--- WHAT IS BEING ASKED ---
Return the listing word for word, as given.

— begin DATA SECTION —

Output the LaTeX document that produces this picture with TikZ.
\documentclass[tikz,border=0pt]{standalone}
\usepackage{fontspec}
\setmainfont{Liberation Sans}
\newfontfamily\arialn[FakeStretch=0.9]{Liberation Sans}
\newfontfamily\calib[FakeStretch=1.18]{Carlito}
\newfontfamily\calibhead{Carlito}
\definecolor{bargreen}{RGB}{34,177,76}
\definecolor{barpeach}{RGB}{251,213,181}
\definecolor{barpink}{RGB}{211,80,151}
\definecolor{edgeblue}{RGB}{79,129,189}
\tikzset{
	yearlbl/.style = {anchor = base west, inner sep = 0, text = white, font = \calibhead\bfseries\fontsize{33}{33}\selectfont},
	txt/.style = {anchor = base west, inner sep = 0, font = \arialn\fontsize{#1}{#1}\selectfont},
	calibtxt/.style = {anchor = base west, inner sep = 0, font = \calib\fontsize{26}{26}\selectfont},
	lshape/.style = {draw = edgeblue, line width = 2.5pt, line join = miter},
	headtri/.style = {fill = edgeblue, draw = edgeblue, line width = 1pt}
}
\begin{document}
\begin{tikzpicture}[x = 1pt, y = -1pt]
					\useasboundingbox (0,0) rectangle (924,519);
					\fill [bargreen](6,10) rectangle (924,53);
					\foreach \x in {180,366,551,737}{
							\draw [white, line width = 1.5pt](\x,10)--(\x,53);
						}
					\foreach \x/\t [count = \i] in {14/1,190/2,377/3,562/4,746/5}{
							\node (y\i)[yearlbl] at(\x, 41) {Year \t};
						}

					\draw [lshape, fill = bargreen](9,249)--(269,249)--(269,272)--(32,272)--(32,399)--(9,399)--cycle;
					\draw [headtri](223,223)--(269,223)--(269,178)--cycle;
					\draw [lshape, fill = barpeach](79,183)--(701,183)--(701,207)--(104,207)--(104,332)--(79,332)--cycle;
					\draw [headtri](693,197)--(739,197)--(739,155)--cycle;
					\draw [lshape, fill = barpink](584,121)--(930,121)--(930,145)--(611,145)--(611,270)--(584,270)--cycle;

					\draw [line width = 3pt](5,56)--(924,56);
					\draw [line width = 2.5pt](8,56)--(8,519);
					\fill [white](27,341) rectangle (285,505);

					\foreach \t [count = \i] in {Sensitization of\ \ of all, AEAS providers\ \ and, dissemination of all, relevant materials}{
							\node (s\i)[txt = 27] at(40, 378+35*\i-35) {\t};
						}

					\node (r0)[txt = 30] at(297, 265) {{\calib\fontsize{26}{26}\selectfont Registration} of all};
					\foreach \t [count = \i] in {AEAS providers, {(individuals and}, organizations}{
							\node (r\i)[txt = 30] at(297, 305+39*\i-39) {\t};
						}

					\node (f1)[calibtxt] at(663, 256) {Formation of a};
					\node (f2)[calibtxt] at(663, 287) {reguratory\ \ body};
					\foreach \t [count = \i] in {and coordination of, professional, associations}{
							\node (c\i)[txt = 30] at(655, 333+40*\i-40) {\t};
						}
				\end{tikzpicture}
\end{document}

— end DATA SECTION —

--- ANSWER FOR THE TASK ---
Output the LaTeX document that produces this picture with TikZ.
\documentclass[tikz,border=0pt]{standalone}
\usepackage{fontspec}
\setmainfont{Liberation Sans}
\newfontfamily\arialn[FakeStretch=0.9]{Liberation Sans}
\newfontfamily\calib[FakeStretch=1.18]{Carlito}
\newfontfamily\calibhead{Carlito}
\definecolor{bargreen}{RGB}{34,177,76}
\definecolor{barpeach}{RGB}{251,213,181}
\definecolor{barpink}{RGB}{211,80,151}
\definecolor{edgeblue}{RGB}{79,129,189}
\tikzset{
	yearlbl/.style = {anchor = base west, inner sep = 0, text = white, font = \calibhead\bfseries\fontsize{33}{33}\selectfont},
	txt/.style = {anchor = base west, inner sep = 0, font = \arialn\fontsize{#1}{#1}\selectfont},
	calibtxt/.style = {anchor = base west, inner sep = 0, font = \calib\fontsize{26}{26}\selectfont},
	lshape/.style = {draw = edgeblue, line width = 2.5pt, line join = miter},
	headtri/.style = {fill = edgeblue, draw = edgeblue, line width = 1pt}
}
\begin{document}
\begin{tikzpicture}[x = 1pt, y = -1pt]
					\useasboundingbox (0,0) rectangle (924,519);
					\fill [bargreen](6,10) rectangle (924,53);
					\foreach \x in {180,366,551,737}{
							\draw [white, line width = 1.5pt](\x,10)--(\x,53);
						}
					\foreach \x/\t [count = \i] in {14/1,190/2,377/3,562/4,746/5}{
							\node (y\i)[yearlbl] at(\x, 41) {Year \t};
						}

					\draw [lshape, fill = bargreen](9,249)--(269,249)--(269,272)--(32,272)--(32,399)--(9,399)--cycle;
					\draw [headtri](223,223)--(269,223)--(269,178)--cycle;
					\draw [lshape, fill = barpeach](79,183)--(701,183)--(701,207)--(104,207)--(104,332)--(79,332)--cycle;
					\draw [headtri](693,197)--(739,197)--(739,155)--cycle;
					\draw [lshape, fill = barpink](584,121)--(930,121)--(930,145)--(611,145)--(611,270)--(584,270)--cycle;

					\draw [line width = 3pt](5,56)--(924,56);
					\draw [line width = 2.5pt](8,56)--(8,519);
					\fill [white](27,341) rectangle (285,505);

					\foreach \t [count = \i] in {Sensitization of\ \ of all, AEAS providers\ \ and, dissemination of all, relevant materials}{
							\node (s\i)[txt = 27] at(40, 378+35*\i-35) {\t};
						}

					\node (r0)[txt = 30] at(297, 265) {{\calib\fontsize{26}{26}\selectfont Registration} of all};
					\foreach \t [count = \i] in {AEAS providers, {(individuals and}, organizations}{
							\node (r\i)[txt = 30] at(297, 305+39*\i-39) {\t};
						}

					\node (f1)[calibtxt] at(663, 256) {Formation of a};
					\node (f2)[calibtxt] at(663, 287) {reguratory\ \ body};
					\foreach \t [count = \i] in {and coordination of, professional, associations}{
							\node (c\i)[txt = 30] at(655, 333+40*\i-40) {\t};
						}
				\end{tikzpicture}
\end{document}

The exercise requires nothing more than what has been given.